- Task goal: Determine the number of lines containing the word "with", and state that figure alone.

═══ Extracted material

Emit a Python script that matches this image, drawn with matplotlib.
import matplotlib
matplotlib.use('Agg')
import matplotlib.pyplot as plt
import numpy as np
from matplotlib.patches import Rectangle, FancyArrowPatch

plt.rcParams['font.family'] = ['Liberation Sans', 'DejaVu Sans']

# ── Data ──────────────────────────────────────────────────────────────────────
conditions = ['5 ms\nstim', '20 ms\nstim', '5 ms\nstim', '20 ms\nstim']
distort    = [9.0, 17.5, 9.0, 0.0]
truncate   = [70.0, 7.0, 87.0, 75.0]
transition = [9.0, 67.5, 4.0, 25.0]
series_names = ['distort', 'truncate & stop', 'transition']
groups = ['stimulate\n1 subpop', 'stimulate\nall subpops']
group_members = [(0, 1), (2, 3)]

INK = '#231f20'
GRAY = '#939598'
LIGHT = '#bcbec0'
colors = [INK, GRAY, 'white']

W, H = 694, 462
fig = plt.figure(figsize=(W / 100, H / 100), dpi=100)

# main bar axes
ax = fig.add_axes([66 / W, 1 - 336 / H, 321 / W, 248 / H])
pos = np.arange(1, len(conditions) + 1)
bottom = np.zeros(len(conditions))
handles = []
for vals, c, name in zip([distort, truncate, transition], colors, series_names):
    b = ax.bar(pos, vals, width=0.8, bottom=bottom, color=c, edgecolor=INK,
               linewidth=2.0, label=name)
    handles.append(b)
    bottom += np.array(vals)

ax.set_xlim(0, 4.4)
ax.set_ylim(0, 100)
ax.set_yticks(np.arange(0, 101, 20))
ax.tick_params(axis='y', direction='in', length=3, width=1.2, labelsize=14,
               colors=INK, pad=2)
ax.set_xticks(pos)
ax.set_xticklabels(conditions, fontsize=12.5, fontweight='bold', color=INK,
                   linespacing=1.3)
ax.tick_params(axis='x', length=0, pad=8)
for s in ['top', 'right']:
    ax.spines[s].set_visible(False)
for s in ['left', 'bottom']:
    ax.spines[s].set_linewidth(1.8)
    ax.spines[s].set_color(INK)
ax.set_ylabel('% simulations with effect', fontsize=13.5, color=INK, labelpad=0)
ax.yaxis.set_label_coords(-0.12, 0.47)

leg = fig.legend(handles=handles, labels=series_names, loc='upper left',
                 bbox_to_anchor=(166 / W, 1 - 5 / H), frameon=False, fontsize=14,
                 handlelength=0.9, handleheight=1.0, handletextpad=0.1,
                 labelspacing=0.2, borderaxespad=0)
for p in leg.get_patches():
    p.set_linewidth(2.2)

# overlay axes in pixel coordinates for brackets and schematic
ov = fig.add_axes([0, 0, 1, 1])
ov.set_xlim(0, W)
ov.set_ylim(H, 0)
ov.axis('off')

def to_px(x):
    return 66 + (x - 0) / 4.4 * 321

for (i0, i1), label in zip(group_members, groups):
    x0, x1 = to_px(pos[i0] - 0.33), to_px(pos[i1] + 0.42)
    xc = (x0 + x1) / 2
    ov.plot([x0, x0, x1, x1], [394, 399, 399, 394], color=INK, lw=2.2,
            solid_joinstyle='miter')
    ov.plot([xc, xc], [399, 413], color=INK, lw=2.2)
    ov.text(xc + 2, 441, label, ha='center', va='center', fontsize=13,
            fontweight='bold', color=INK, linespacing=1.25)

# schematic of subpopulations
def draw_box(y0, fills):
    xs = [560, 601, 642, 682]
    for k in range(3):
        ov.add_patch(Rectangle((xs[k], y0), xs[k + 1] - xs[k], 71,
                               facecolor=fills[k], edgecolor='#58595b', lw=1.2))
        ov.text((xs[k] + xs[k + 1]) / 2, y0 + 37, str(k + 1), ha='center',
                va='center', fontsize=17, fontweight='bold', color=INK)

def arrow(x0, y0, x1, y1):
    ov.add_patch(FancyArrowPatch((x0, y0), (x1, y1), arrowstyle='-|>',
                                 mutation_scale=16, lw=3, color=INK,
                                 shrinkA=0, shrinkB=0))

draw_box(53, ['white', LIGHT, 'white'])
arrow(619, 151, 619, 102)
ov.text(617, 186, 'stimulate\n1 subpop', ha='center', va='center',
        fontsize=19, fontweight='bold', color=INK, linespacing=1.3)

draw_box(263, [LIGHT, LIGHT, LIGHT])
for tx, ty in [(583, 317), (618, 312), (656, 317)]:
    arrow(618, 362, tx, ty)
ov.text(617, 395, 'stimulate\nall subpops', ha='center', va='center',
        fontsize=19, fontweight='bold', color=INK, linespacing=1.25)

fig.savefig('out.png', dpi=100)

══════
═══ Extracted material

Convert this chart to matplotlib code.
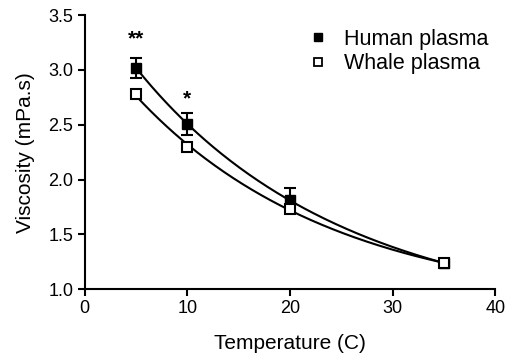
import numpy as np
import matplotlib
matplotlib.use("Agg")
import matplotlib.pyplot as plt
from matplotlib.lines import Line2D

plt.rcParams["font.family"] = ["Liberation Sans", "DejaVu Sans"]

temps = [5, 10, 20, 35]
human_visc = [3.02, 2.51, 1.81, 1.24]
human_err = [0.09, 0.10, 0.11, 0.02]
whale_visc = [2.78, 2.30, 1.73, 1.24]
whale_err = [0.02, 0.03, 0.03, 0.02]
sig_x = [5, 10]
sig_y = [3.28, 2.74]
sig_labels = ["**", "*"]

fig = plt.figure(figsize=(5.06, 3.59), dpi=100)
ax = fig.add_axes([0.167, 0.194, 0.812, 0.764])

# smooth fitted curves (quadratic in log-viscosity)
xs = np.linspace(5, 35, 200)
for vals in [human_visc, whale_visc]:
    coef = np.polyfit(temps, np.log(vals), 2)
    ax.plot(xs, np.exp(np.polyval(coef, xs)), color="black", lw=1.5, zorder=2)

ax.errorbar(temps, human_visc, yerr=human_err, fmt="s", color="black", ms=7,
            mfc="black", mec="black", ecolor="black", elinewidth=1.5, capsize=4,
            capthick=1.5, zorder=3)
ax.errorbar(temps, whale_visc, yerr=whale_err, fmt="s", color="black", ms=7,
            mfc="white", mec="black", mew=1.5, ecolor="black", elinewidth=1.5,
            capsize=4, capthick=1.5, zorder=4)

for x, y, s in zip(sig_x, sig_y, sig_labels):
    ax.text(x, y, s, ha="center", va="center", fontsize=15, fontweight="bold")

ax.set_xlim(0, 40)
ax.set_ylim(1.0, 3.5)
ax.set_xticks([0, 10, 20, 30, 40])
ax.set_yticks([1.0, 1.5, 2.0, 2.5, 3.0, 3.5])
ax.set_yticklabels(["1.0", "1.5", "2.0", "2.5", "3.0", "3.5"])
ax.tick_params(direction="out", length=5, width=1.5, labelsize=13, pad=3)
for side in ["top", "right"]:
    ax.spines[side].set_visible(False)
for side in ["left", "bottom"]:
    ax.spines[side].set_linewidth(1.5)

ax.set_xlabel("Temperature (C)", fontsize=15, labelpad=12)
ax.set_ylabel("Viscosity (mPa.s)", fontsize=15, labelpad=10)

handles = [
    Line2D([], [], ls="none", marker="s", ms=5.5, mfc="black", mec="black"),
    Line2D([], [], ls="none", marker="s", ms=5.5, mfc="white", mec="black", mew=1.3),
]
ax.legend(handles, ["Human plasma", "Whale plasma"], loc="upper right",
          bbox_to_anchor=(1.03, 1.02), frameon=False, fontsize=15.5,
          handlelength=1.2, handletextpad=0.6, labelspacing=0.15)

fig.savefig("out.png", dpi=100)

══════

- Exercise output: 2